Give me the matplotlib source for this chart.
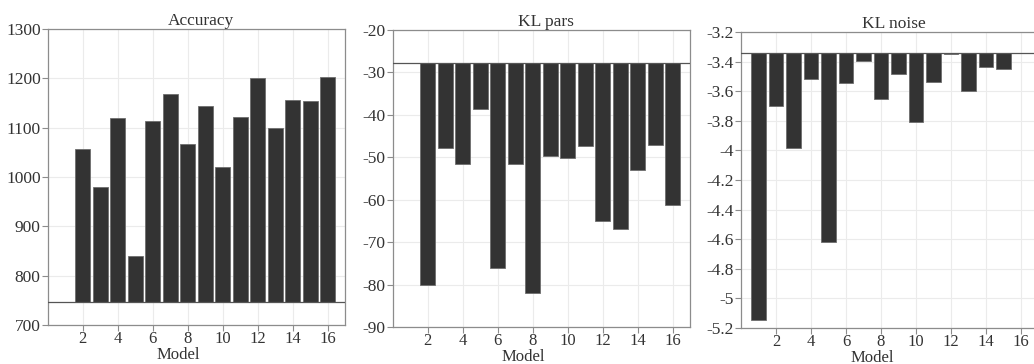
import matplotlib
matplotlib.use("Agg")
import matplotlib.pyplot as plt
from matplotlib.ticker import FuncFormatter, MultipleLocator

plt.rcParams["font.family"] = ["Liberation Serif", "DejaVu Serif"]
plt.rcParams["axes.unicode_minus"] = False

# one value per model (1..16); bars hang from each panel's reference level
models = list(range(1, 17))
accuracy = [746, 1056, 979, 1120, 840, 1114, 1168, 1066, 1144, 1020,
            1121, 1200, 1099, 1157, 1155, 1202]
kl_pars = [-27.7, -80.2, -47.7, -51.6, -38.7, -76.0, -51.6, -82.1, -49.6,
           -50.2, -47.4, -65.0, -67.0, -53.1, -47.1, -61.2]
kl_noise = [-5.144, -3.699, -3.982, -3.515, -4.616, -3.544, -3.393, -3.652,
            -3.483, -3.805, -3.535, -3.351, -3.598, -3.434, -3.452, -3.342]

panels = [
    ("Accuracy", accuracy, min(accuracy), (700, 1300), 100),
    ("KL pars", kl_pars, max(kl_pars), (-90, -20), 10),
    ("KL noise", kl_noise, max(kl_noise), (-5.2, -3.2), 0.2),
]
# [left, bottom, width, height] in figure fraction
boxes = [
    [0.0461, 0.1071, 0.2877, 0.8132],
    [0.3798, 0.1016, 0.2877, 0.8160],
    [0.7166, 0.0990, 0.2877, 0.8132],
]

fig = plt.figure(figsize=(10.34, 3.64), dpi=100)
text_col = "#333333"
spine_col = "#8c8c8c"

for (title, vals, base, ylim, step), box in zip(panels, boxes):
    ax = fig.add_axes(box)
    heights = [v - base for v in vals]
    ax.bar(models, heights, bottom=base, width=0.84, color="#333333",
           edgecolor="#6e6e6e", linewidth=0.6, zorder=2)
    ax.axhline(base, color="#555555", linewidth=0.9, zorder=3)

    ax.set_xlim(0, 17)
    ax.set_ylim(*ylim)
    ax.set_xticks(range(2, 17, 2))
    ax.yaxis.set_major_locator(MultipleLocator(step))
    ax.yaxis.set_major_formatter(FuncFormatter(lambda v, p: f"{round(v, 4):g}"))

    ax.grid(True, color="#ebebeb", linewidth=0.8, zorder=0)
    ax.set_axisbelow(True)
    for s in ax.spines.values():
        s.set_color(spine_col)
        s.set_linewidth(0.9)
    ax.tick_params(direction="out", length=4, width=0.8, color=spine_col,
                   labelsize=12.5, labelcolor=text_col, pad=1)
    ax.tick_params(axis="x", pad=0, labelsize=12)

    ax.set_title(title, fontsize=12.5, color=text_col, pad=1, x=0.515)
    ax.set_xlabel("Model", fontsize=12, color=text_col, labelpad=0)
    ax.xaxis.label.set_x(0.44)

fig.savefig("out.png", dpi=100)
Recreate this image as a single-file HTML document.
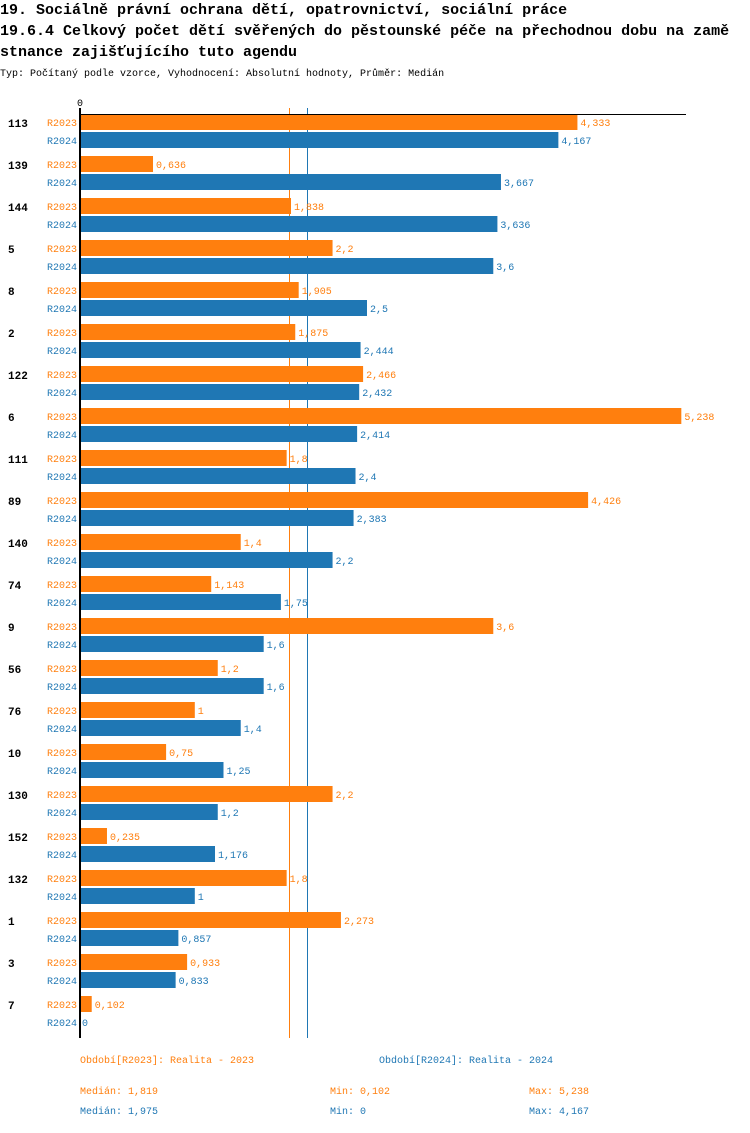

AIM – Nothing but the pictures may be dropped; output the records above exactly.

TASK ANSWER –
Give me the matplotlib source for this chart.
import matplotlib
matplotlib.use("Agg")
import matplotlib.pyplot as plt
from matplotlib.ticker import FuncFormatter, MultipleLocator

plt.rcParams["font.family"] = ["Liberation Serif", "DejaVu Serif"]
plt.rcParams["axes.unicode_minus"] = False

# one value per model (1..16); bars hang from each panel's reference level
models = list(range(1, 17))
accuracy = [746, 1056, 979, 1120, 840, 1114, 1168, 1066, 1144, 1020,
            1121, 1200, 1099, 1157, 1155, 1202]
kl_pars = [-27.7, -80.2, -47.7, -51.6, -38.7, -76.0, -51.6, -82.1, -49.6,
           -50.2, -47.4, -65.0, -67.0, -53.1, -47.1, -61.2]
kl_noise = [-5.144, -3.699, -3.982, -3.515, -4.616, -3.544, -3.393, -3.652,
            -3.483, -3.805, -3.535, -3.351, -3.598, -3.434, -3.452, -3.342]

panels = [
    ("Accuracy", accuracy, min(accuracy), (700, 1300), 100),
    ("KL pars", kl_pars, max(kl_pars), (-90, -20), 10),
    ("KL noise", kl_noise, max(kl_noise), (-5.2, -3.2), 0.2),
]
# [left, bottom, width, height] in figure fraction
boxes = [
    [0.0461, 0.1071, 0.2877, 0.8132],
    [0.3798, 0.1016, 0.2877, 0.8160],
    [0.7166, 0.0990, 0.2877, 0.8132],
]

fig = plt.figure(figsize=(10.34, 3.64), dpi=100)
text_col = "#333333"
spine_col = "#8c8c8c"

for (title, vals, base, ylim, step), box in zip(panels, boxes):
    ax = fig.add_axes(box)
    heights = [v - base for v in vals]
    ax.bar(models, heights, bottom=base, width=0.84, color="#333333",
           edgecolor="#6e6e6e", linewidth=0.6, zorder=2)
    ax.axhline(base, color="#555555", linewidth=0.9, zorder=3)

    ax.set_xlim(0, 17)
    ax.set_ylim(*ylim)
    ax.set_xticks(range(2, 17, 2))
    ax.yaxis.set_major_locator(MultipleLocator(step))
    ax.yaxis.set_major_formatter(FuncFormatter(lambda v, p: f"{round(v, 4):g}"))

    ax.grid(True, color="#ebebeb", linewidth=0.8, zorder=0)
    ax.set_axisbelow(True)
    for s in ax.spines.values():
        s.set_color(spine_col)
        s.set_linewidth(0.9)
    ax.tick_params(direction="out", length=4, width=0.8, color=spine_col,
                   labelsize=12.5, labelcolor=text_col, pad=1)
    ax.tick_params(axis="x", pad=0, labelsize=12)

    ax.set_title(title, fontsize=12.5, color=text_col, pad=1, x=0.515)
    ax.set_xlabel("Model", fontsize=12, color=text_col, labelpad=0)
    ax.xaxis.label.set_x(0.44)

fig.savefig("out.png", dpi=100)
Recreate this image as a single-file HTML document.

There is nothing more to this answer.